START INPUT

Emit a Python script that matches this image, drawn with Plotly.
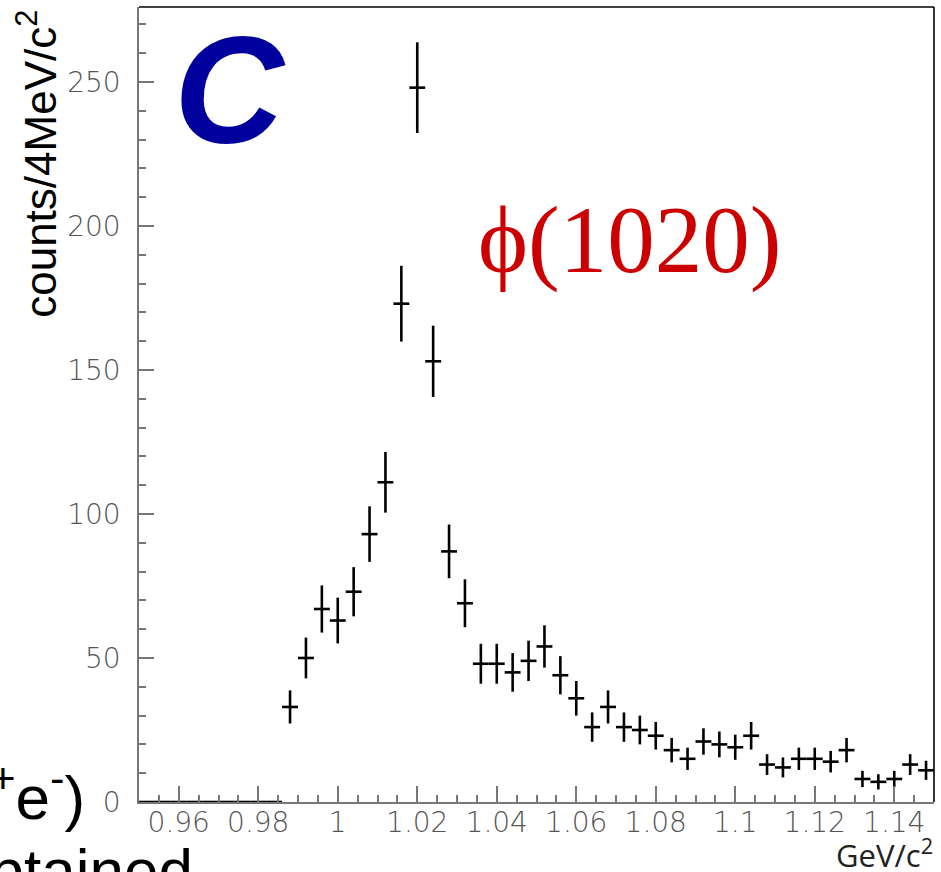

END INPUT
START INPUT

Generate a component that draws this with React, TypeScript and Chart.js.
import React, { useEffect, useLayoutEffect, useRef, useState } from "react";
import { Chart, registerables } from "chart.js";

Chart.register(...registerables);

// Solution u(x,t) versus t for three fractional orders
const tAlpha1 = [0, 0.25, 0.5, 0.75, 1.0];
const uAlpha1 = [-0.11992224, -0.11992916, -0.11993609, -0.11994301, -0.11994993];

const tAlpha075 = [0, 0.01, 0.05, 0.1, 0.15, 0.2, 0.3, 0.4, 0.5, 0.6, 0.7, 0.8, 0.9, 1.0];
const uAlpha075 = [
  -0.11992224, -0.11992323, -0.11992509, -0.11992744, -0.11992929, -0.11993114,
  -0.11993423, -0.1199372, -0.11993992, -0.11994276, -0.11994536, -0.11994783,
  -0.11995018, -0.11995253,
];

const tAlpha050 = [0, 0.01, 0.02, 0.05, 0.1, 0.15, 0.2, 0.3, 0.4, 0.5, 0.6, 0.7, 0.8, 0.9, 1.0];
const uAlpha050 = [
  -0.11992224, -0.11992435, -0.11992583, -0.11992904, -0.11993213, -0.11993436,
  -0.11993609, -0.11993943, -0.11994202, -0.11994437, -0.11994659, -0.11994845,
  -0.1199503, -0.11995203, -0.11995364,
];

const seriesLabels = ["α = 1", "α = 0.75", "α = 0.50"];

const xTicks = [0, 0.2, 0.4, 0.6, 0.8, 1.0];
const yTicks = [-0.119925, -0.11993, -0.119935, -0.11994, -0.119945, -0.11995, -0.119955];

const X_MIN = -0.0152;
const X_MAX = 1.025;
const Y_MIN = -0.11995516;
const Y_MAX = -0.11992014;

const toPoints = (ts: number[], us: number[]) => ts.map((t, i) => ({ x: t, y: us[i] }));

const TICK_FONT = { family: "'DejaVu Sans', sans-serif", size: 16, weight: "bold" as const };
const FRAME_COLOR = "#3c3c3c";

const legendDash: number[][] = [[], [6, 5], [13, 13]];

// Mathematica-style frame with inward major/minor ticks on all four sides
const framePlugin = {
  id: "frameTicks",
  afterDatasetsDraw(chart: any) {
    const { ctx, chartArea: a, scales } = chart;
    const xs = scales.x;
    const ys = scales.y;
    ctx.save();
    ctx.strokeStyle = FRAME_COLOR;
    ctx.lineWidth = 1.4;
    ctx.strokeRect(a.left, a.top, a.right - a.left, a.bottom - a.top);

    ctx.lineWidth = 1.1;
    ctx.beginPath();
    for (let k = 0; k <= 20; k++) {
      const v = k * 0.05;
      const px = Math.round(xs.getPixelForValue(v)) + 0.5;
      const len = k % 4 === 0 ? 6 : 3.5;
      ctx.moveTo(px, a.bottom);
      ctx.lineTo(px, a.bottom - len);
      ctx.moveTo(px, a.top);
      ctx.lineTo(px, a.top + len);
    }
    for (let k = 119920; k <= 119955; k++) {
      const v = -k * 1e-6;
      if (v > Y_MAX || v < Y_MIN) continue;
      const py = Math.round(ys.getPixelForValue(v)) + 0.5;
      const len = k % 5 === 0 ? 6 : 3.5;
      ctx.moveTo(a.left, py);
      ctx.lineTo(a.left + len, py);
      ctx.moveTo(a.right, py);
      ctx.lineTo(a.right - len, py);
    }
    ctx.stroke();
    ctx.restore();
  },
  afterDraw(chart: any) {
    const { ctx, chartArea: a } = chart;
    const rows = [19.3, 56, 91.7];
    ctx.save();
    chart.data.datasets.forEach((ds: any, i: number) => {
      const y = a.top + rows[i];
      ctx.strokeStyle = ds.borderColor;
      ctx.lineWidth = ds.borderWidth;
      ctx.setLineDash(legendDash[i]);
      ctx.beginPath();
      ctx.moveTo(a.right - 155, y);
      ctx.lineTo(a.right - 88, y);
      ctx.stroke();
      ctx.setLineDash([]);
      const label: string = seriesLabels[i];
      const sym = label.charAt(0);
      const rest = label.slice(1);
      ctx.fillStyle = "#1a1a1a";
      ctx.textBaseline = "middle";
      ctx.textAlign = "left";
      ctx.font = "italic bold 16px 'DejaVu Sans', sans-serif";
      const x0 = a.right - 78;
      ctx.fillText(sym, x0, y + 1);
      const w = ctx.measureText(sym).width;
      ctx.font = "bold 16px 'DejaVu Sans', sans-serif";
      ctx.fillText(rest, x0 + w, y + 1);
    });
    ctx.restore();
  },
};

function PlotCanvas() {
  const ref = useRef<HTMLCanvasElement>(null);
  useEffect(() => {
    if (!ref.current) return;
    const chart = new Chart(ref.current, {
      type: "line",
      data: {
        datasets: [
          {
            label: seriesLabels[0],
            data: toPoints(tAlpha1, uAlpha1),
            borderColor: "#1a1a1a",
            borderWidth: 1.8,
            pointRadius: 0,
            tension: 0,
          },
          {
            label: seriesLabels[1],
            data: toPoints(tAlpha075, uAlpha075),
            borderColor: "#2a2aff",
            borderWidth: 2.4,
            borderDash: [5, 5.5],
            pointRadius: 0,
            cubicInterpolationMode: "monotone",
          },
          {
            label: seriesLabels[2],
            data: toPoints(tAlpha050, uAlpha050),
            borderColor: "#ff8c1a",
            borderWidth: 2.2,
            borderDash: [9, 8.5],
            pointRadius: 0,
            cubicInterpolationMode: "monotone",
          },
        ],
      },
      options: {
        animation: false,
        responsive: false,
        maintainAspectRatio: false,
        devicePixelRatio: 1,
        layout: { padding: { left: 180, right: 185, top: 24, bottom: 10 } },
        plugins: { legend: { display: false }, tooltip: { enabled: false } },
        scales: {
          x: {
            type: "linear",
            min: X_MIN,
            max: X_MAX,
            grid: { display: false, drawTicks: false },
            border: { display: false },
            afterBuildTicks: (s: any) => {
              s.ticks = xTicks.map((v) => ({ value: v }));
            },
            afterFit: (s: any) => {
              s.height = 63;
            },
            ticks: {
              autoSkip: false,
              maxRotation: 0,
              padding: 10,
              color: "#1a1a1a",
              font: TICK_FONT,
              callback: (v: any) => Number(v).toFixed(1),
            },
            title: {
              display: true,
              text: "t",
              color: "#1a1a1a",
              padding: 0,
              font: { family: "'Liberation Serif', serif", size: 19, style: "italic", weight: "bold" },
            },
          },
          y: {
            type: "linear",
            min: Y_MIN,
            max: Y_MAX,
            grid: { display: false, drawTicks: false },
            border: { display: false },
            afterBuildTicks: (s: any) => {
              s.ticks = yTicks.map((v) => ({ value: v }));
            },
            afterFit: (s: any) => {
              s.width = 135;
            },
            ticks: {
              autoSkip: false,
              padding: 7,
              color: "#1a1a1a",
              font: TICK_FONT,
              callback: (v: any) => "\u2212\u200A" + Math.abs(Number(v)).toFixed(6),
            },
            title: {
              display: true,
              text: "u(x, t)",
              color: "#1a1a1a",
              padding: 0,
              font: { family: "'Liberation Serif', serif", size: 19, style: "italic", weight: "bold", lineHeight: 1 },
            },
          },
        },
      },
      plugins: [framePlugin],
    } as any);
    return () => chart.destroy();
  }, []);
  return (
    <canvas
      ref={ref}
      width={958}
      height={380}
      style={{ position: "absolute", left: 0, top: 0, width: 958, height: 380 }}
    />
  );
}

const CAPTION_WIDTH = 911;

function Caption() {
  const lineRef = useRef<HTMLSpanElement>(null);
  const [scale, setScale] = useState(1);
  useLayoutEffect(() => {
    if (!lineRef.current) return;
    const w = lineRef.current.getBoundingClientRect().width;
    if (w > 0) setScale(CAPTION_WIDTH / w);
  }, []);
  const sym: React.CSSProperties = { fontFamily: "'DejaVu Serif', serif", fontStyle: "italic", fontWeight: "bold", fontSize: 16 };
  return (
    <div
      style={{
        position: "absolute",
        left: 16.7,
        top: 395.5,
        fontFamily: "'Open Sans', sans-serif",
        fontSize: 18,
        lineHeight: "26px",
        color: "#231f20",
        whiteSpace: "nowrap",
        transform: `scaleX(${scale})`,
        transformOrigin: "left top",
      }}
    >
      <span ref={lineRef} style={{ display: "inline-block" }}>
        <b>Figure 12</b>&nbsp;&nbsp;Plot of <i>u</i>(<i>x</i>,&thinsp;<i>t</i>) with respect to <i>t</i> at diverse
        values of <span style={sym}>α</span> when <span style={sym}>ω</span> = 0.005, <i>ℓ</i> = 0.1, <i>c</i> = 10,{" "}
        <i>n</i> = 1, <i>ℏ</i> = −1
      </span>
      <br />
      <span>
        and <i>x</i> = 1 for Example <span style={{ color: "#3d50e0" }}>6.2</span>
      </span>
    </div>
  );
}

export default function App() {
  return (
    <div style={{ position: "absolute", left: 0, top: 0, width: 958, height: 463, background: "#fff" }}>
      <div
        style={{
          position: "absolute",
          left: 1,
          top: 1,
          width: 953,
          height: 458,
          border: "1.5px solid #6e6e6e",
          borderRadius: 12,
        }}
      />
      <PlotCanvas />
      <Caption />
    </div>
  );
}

END INPUT

- [SHORT EXERCISE]:
Above are some lines. Repeat exactly, and only, those from the line that has "Generate a component" through the line that has "const legendDash: number[][]".

- [SOLVED EXERCISE]:
Generate a component that draws this with React, TypeScript and Chart.js.
import React, { useEffect, useLayoutEffect, useRef, useState } from "react";
import { Chart, registerables } from "chart.js";

Chart.register(...registerables);

// Solution u(x,t) versus t for three fractional orders
const tAlpha1 = [0, 0.25, 0.5, 0.75, 1.0];
const uAlpha1 = [-0.11992224, -0.11992916, -0.11993609, -0.11994301, -0.11994993];

const tAlpha075 = [0, 0.01, 0.05, 0.1, 0.15, 0.2, 0.3, 0.4, 0.5, 0.6, 0.7, 0.8, 0.9, 1.0];
const uAlpha075 = [
  -0.11992224, -0.11992323, -0.11992509, -0.11992744, -0.11992929, -0.11993114,
  -0.11993423, -0.1199372, -0.11993992, -0.11994276, -0.11994536, -0.11994783,
  -0.11995018, -0.11995253,
];

const tAlpha050 = [0, 0.01, 0.02, 0.05, 0.1, 0.15, 0.2, 0.3, 0.4, 0.5, 0.6, 0.7, 0.8, 0.9, 1.0];
const uAlpha050 = [
  -0.11992224, -0.11992435, -0.11992583, -0.11992904, -0.11993213, -0.11993436,
  -0.11993609, -0.11993943, -0.11994202, -0.11994437, -0.11994659, -0.11994845,
  -0.1199503, -0.11995203, -0.11995364,
];

const seriesLabels = ["α = 1", "α = 0.75", "α = 0.50"];

const xTicks = [0, 0.2, 0.4, 0.6, 0.8, 1.0];
const yTicks = [-0.119925, -0.11993, -0.119935, -0.11994, -0.119945, -0.11995, -0.119955];

const X_MIN = -0.0152;
const X_MAX = 1.025;
const Y_MIN = -0.11995516;
const Y_MAX = -0.11992014;

const toPoints = (ts: number[], us: number[]) => ts.map((t, i) => ({ x: t, y: us[i] }));

const TICK_FONT = { family: "'DejaVu Sans', sans-serif", size: 16, weight: "bold" as const };
const FRAME_COLOR = "#3c3c3c";

const legendDash: number[][] = [[], [6, 5], [13, 13]];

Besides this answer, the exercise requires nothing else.